SOURCE DATA:
== == ==
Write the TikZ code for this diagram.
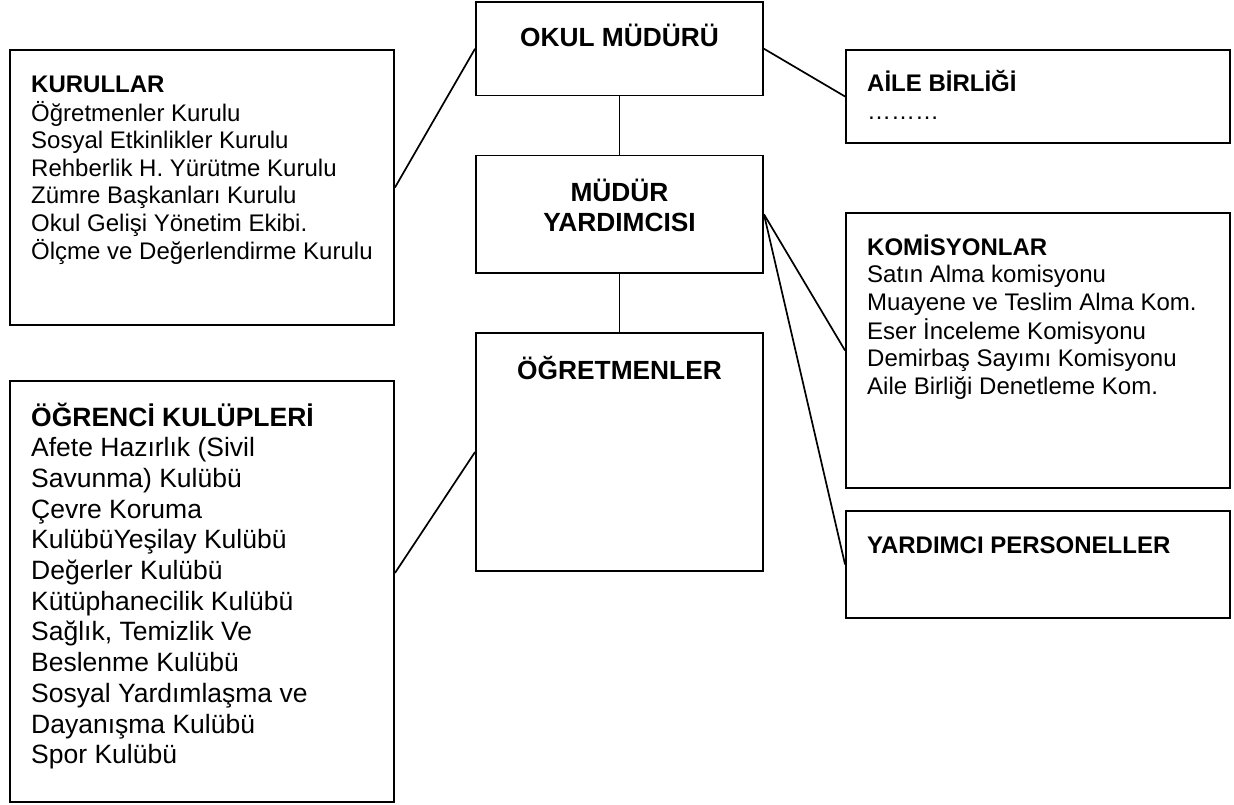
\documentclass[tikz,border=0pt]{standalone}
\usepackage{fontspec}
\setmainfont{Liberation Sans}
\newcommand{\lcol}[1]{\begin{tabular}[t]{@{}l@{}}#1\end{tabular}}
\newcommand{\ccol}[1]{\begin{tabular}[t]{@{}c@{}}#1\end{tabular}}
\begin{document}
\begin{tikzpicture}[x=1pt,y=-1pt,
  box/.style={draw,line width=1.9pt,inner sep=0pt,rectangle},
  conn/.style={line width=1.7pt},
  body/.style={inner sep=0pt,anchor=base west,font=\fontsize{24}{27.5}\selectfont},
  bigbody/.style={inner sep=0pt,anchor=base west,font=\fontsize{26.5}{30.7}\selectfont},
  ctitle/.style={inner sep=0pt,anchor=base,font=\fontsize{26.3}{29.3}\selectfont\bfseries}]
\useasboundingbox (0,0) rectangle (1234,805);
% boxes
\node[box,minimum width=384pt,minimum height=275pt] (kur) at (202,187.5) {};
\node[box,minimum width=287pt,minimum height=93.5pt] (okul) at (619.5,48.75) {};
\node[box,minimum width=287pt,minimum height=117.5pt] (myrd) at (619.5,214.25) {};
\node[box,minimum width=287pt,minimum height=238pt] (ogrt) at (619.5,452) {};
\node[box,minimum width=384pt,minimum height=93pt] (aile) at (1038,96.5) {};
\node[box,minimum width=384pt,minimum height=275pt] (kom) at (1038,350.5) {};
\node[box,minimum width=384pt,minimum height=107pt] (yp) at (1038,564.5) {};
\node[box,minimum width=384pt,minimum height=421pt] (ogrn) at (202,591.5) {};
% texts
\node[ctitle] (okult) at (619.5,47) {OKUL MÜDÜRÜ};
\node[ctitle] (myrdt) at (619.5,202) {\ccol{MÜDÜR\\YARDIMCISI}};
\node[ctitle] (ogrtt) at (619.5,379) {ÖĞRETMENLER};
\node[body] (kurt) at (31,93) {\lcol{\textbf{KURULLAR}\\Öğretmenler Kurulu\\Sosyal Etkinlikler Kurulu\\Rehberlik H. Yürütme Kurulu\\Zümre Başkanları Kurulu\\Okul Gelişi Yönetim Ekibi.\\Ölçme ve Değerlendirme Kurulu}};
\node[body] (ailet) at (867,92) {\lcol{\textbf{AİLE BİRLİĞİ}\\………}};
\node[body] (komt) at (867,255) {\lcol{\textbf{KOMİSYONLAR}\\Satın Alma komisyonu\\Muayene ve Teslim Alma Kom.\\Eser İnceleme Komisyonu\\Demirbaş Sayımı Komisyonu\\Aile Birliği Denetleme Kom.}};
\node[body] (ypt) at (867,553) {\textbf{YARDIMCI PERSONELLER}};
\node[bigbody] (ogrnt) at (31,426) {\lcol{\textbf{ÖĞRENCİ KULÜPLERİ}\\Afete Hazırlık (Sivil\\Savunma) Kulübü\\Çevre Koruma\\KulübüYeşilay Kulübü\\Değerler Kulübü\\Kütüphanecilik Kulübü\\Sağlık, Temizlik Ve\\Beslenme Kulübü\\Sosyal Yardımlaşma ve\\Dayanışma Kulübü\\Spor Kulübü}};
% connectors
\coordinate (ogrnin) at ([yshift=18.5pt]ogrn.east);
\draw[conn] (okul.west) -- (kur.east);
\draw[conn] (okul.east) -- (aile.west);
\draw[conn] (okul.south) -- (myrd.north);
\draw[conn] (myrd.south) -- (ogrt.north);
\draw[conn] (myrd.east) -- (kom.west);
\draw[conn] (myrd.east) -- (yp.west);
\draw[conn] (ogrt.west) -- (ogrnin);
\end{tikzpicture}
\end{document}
== == ==
REQUIREMENTS:
Word for word, quote the lines above. Omit the pictures.

TASK RESPONSE:
Write the TikZ code for this diagram.
\documentclass[tikz,border=0pt]{standalone}
\usepackage{fontspec}
\setmainfont{Liberation Sans}
\newcommand{\lcol}[1]{\begin{tabular}[t]{@{}l@{}}#1\end{tabular}}
\newcommand{\ccol}[1]{\begin{tabular}[t]{@{}c@{}}#1\end{tabular}}
\begin{document}
\begin{tikzpicture}[x=1pt,y=-1pt,
  box/.style={draw,line width=1.9pt,inner sep=0pt,rectangle},
  conn/.style={line width=1.7pt},
  body/.style={inner sep=0pt,anchor=base west,font=\fontsize{24}{27.5}\selectfont},
  bigbody/.style={inner sep=0pt,anchor=base west,font=\fontsize{26.5}{30.7}\selectfont},
  ctitle/.style={inner sep=0pt,anchor=base,font=\fontsize{26.3}{29.3}\selectfont\bfseries}]
\useasboundingbox (0,0) rectangle (1234,805);
% boxes
\node[box,minimum width=384pt,minimum height=275pt] (kur) at (202,187.5) {};
\node[box,minimum width=287pt,minimum height=93.5pt] (okul) at (619.5,48.75) {};
\node[box,minimum width=287pt,minimum height=117.5pt] (myrd) at (619.5,214.25) {};
\node[box,minimum width=287pt,minimum height=238pt] (ogrt) at (619.5,452) {};
\node[box,minimum width=384pt,minimum height=93pt] (aile) at (1038,96.5) {};
\node[box,minimum width=384pt,minimum height=275pt] (kom) at (1038,350.5) {};
\node[box,minimum width=384pt,minimum height=107pt] (yp) at (1038,564.5) {};
\node[box,minimum width=384pt,minimum height=421pt] (ogrn) at (202,591.5) {};
% texts
\node[ctitle] (okult) at (619.5,47) {OKUL MÜDÜRÜ};
\node[ctitle] (myrdt) at (619.5,202) {\ccol{MÜDÜR\\YARDIMCISI}};
\node[ctitle] (ogrtt) at (619.5,379) {ÖĞRETMENLER};
\node[body] (kurt) at (31,93) {\lcol{\textbf{KURULLAR}\\Öğretmenler Kurulu\\Sosyal Etkinlikler Kurulu\\Rehberlik H. Yürütme Kurulu\\Zümre Başkanları Kurulu\\Okul Gelişi Yönetim Ekibi.\\Ölçme ve Değerlendirme Kurulu}};
\node[body] (ailet) at (867,92) {\lcol{\textbf{AİLE BİRLİĞİ}\\………}};
\node[body] (komt) at (867,255) {\lcol{\textbf{KOMİSYONLAR}\\Satın Alma komisyonu\\Muayene ve Teslim Alma Kom.\\Eser İnceleme Komisyonu\\Demirbaş Sayımı Komisyonu\\Aile Birliği Denetleme Kom.}};
\node[body] (ypt) at (867,553) {\textbf{YARDIMCI PERSONELLER}};
\node[bigbody] (ogrnt) at (31,426) {\lcol{\textbf{ÖĞRENCİ KULÜPLERİ}\\Afete Hazırlık (Sivil\\Savunma) Kulübü\\Çevre Koruma\\KulübüYeşilay Kulübü\\Değerler Kulübü\\Kütüphanecilik Kulübü\\Sağlık, Temizlik Ve\\Beslenme Kulübü\\Sosyal Yardımlaşma ve\\Dayanışma Kulübü\\Spor Kulübü}};
% connectors
\coordinate (ogrnin) at ([yshift=18.5pt]ogrn.east);
\draw[conn] (okul.west) -- (kur.east);
\draw[conn] (okul.east) -- (aile.west);
\draw[conn] (okul.south) -- (myrd.north);
\draw[conn] (myrd.south) -- (ogrt.north);
\draw[conn] (myrd.east) -- (kom.west);
\draw[conn] (myrd.east) -- (yp.west);
\draw[conn] (ogrt.west) -- (ogrnin);
\end{tikzpicture}
\end{document}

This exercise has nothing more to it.